Roland glared at her for a moment, and then looked back to Catherine. “What did you think you heard?”

“I thought I heard my team discussing how they all need more practice,” Catherine said with a wicked smile.

Roland groaned. “Damn it, woman, I already gave in on that.”

“I know, I just like hearing that I’m right.” Catherine said, strolling onto the jet and sitting down.

“On which note, Mr. Lamontagne, you are bandaged up. None of those are going to need stitches, which is good because I don’t know how we even would do that,” Alice said, and then turned to Catherine. “Do we have clearance to head back to base for debriefing?”

“We do,” Catherine answered.

“Great, then strap yourselves in and we’ll be off.” Alice nodded to the team, quickly packing up the first aid kit. As she headed to the cockpit, Catherine looked at her teammates in turn, reaching into her pocket and pulling out a small notebook.

“Alright, before we have our official debriefing with the Director, I want your first impressions. What do we think about the Mythica?”

“We think that they’re altogether too powerful for their own good,” Jack said wryly. “For one thing, the power that they have seems to mask any artifacts they carry. I didn’t get a hint of the illusion pearl or either of those thunder vials until they used them.”

“I’d like to know why Fenris flipped out when the Director recognized him,” Roland added. “He was not happy.”

“Um… Kitsune seemed sort of grumpy?” Blossom said.

“Not really what I was looking for, Blossom,” Catherine said after a moment.

Blossom considered. “I don’t know, you said first impressions. I could say that she’s about nineteen percent faster than me, and three percent stronger, but I have more physical versatility and a greater access to weaponry, so in a direct confrontation which of us wins will probably be dependent on the terrain we’re fighting in and whether I can restock with surrounding foliage.” She looked up again, to find them staring, and self-consciously added, “That’s not really an impression. It’s more of an analysis.”

Jack cleared his throat. “Well put, Blossom. As far as analysis goes, I’d say they’re used to being the powerful ones in the equation, and it made them arrogant. They might not make that mistake again. If they hadn’t made some basic mistakes early on, they would have had the drop on us, and if it hadn’t been for your trick with the pigeons at the end, we probably wouldn’t have made it out alive. As it was, it was too close for my comfort.”

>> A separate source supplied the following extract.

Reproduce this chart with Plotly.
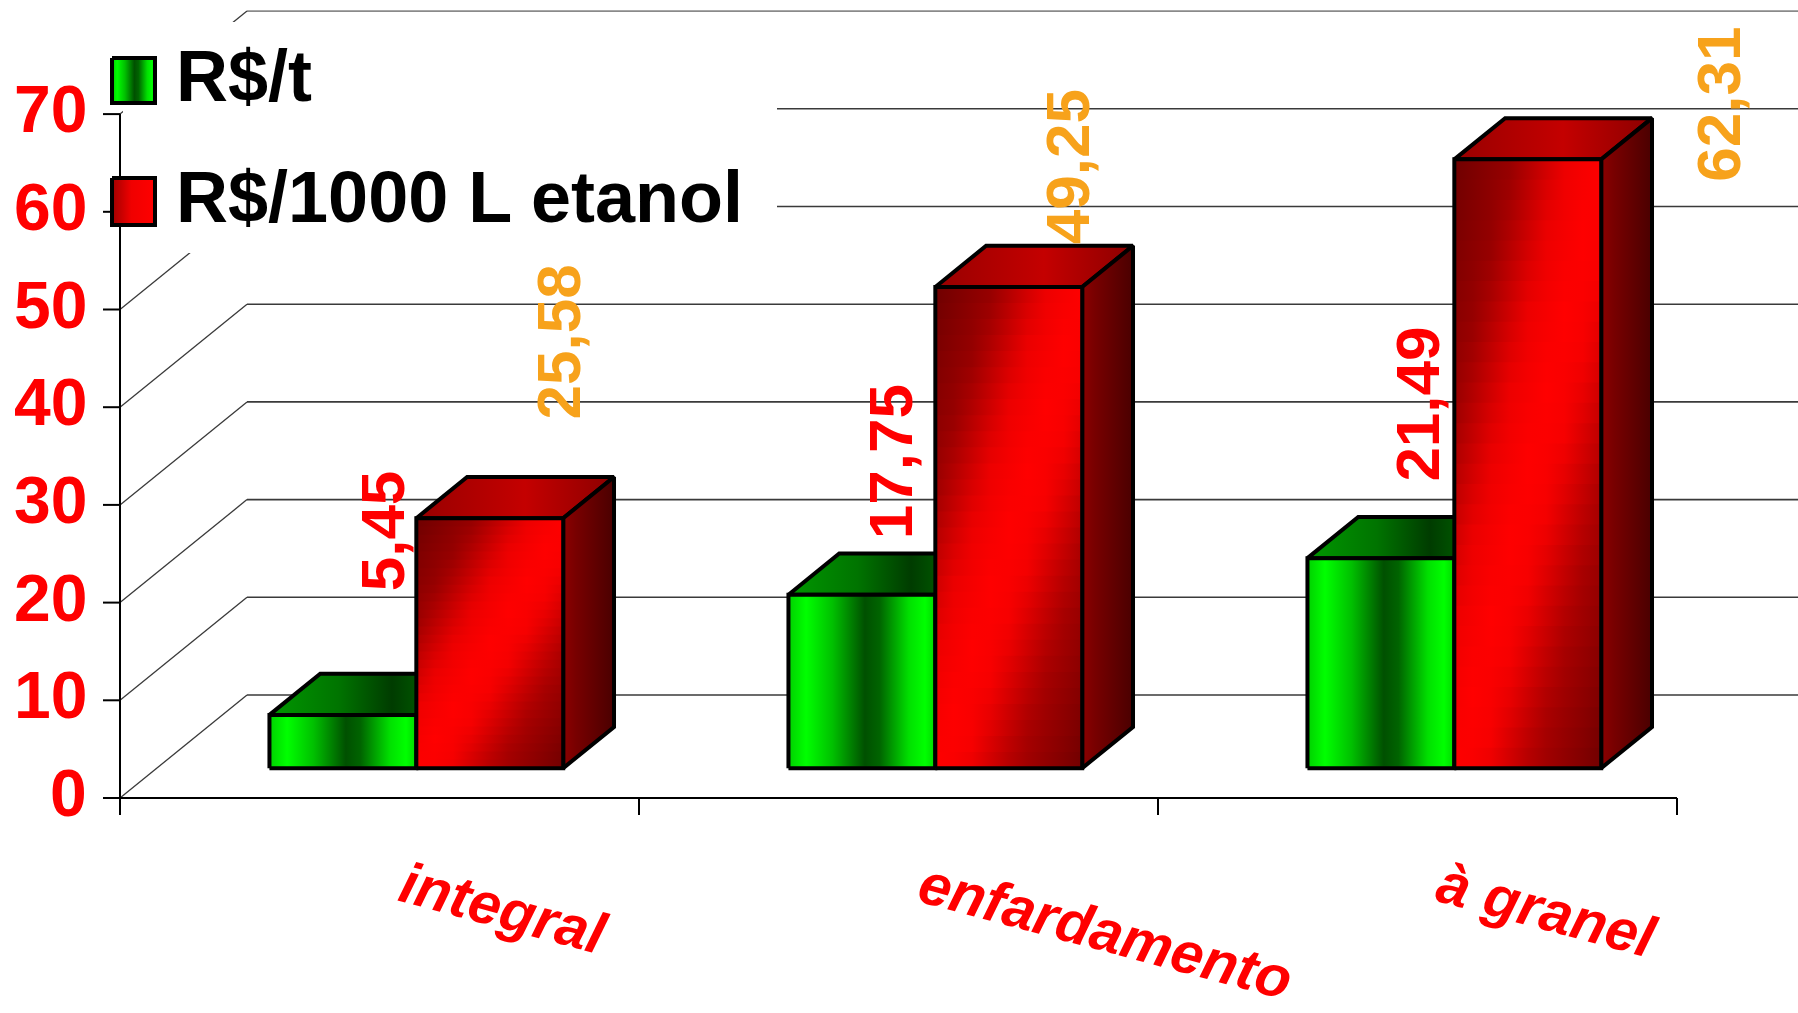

“What the hell is with all the pigeon references?” Roland asked.

Catherine bit her lip. For a moment, Roland stared at her, and then a smile broke over his features. “Did you…?”


Roland started to chuckle. Blossom looked from him to Catherine. “I don’t get it.”

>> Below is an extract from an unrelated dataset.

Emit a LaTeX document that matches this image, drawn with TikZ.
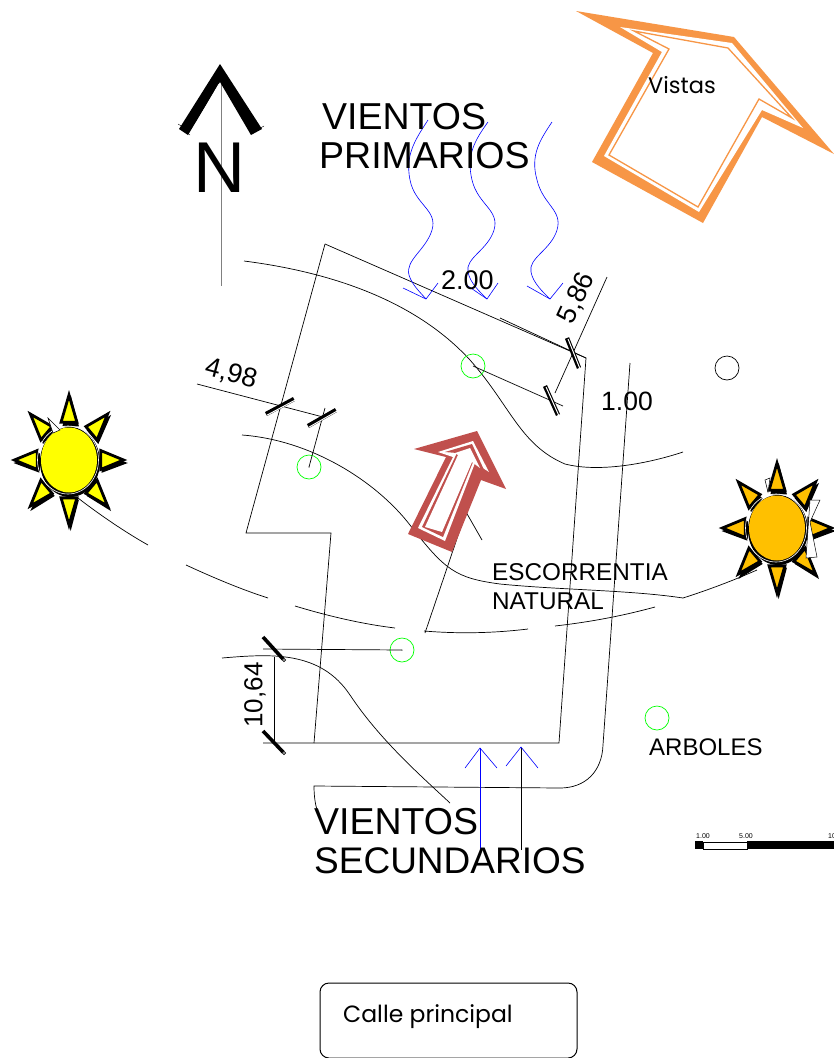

“She used her flute,” Roland said between snickers. “She called up a bunch of birds.”

“You can do that?” Blossom asked.

“Flying rats. Right up her alley.” Roland leaned back, laughing.

“I swear to God, Roland…” Catherine said warningly.

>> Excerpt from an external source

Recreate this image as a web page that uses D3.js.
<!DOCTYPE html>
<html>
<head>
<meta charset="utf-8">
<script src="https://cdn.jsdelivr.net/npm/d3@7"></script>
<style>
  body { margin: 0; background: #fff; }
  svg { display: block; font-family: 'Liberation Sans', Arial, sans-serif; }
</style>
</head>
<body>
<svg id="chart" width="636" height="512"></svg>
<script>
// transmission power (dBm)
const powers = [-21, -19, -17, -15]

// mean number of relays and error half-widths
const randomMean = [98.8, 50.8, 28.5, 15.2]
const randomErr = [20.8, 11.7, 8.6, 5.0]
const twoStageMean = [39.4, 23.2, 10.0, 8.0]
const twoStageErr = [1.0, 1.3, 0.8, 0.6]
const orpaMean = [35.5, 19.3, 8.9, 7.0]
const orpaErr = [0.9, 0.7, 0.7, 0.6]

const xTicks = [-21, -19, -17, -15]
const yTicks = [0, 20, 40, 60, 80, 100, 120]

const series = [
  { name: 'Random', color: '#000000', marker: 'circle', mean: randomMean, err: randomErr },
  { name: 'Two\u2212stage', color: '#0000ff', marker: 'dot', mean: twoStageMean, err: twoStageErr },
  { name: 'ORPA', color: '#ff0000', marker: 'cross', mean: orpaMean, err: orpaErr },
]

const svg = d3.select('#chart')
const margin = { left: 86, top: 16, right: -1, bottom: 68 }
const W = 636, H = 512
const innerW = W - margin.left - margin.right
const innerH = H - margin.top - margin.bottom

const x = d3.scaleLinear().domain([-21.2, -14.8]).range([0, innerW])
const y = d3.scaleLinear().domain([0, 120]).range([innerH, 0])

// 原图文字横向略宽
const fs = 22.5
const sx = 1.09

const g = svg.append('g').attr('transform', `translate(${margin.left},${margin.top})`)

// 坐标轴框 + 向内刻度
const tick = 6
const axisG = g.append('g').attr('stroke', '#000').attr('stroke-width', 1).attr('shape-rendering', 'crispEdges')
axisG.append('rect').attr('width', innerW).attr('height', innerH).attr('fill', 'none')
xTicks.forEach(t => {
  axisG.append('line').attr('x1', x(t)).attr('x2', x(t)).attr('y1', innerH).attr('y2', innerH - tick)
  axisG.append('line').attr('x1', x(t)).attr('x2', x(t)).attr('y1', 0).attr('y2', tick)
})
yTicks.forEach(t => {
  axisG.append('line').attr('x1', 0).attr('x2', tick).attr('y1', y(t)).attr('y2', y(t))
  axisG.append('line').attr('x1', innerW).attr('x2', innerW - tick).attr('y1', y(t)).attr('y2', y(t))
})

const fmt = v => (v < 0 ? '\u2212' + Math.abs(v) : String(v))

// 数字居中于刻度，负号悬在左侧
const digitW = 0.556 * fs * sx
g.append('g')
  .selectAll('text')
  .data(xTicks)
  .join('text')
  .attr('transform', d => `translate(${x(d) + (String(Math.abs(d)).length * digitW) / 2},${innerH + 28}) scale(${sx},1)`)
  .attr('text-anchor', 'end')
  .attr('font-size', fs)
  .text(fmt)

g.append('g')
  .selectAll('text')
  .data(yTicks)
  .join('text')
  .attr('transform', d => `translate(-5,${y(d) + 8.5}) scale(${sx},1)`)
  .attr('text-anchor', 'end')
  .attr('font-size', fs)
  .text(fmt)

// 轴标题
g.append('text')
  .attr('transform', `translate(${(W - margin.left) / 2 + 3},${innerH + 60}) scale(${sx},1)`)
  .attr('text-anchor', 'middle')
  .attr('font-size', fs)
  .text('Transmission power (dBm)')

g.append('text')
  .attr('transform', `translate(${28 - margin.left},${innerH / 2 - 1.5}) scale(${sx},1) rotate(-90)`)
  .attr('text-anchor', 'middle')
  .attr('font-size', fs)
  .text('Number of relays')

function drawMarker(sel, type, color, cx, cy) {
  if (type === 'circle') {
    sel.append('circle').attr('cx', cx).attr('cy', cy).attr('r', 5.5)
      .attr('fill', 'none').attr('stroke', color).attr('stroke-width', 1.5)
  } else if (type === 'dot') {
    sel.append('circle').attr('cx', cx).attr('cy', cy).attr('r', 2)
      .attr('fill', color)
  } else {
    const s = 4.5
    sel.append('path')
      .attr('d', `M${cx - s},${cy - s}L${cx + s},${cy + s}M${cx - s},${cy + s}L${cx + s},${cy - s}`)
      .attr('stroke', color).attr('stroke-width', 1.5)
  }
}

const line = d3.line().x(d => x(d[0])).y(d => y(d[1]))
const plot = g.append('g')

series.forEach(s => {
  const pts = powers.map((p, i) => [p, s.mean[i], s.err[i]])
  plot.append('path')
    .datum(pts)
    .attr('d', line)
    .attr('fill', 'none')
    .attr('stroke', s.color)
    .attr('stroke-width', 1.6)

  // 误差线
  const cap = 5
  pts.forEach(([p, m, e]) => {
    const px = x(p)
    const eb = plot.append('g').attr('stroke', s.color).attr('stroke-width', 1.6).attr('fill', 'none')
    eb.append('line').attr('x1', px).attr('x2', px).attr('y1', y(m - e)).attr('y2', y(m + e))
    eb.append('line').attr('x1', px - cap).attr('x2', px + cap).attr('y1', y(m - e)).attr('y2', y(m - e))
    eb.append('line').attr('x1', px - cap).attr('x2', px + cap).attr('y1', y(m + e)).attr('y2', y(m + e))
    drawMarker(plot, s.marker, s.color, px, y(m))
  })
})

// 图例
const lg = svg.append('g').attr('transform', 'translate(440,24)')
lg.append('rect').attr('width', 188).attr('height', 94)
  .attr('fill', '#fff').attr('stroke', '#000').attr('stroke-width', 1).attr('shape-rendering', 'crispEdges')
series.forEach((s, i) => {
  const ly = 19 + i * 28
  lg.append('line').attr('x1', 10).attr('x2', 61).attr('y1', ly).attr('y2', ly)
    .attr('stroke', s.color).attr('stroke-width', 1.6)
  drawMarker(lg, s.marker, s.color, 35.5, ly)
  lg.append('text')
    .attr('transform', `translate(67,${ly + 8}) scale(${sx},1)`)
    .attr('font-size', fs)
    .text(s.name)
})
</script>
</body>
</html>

“I don’t have to say anything else.” Roland said. “It really just speaks for itself.”

Blossom leaned over to Jack as Catherine threw her notebook, bouncing it harmlessly off Roland’s head. In a whisper, she asked, “Why are rats funny?”

“It’s a long story,” Jack said slowly. “How conversant are you with European folklore?”

“Not very,” Blossom frowned. “Should I be?”

“In our line of work, it can only help.” Jack leaned back as Roland and Catherine began exchanging jibes. “And at the very least, it’s a valuable distraction.”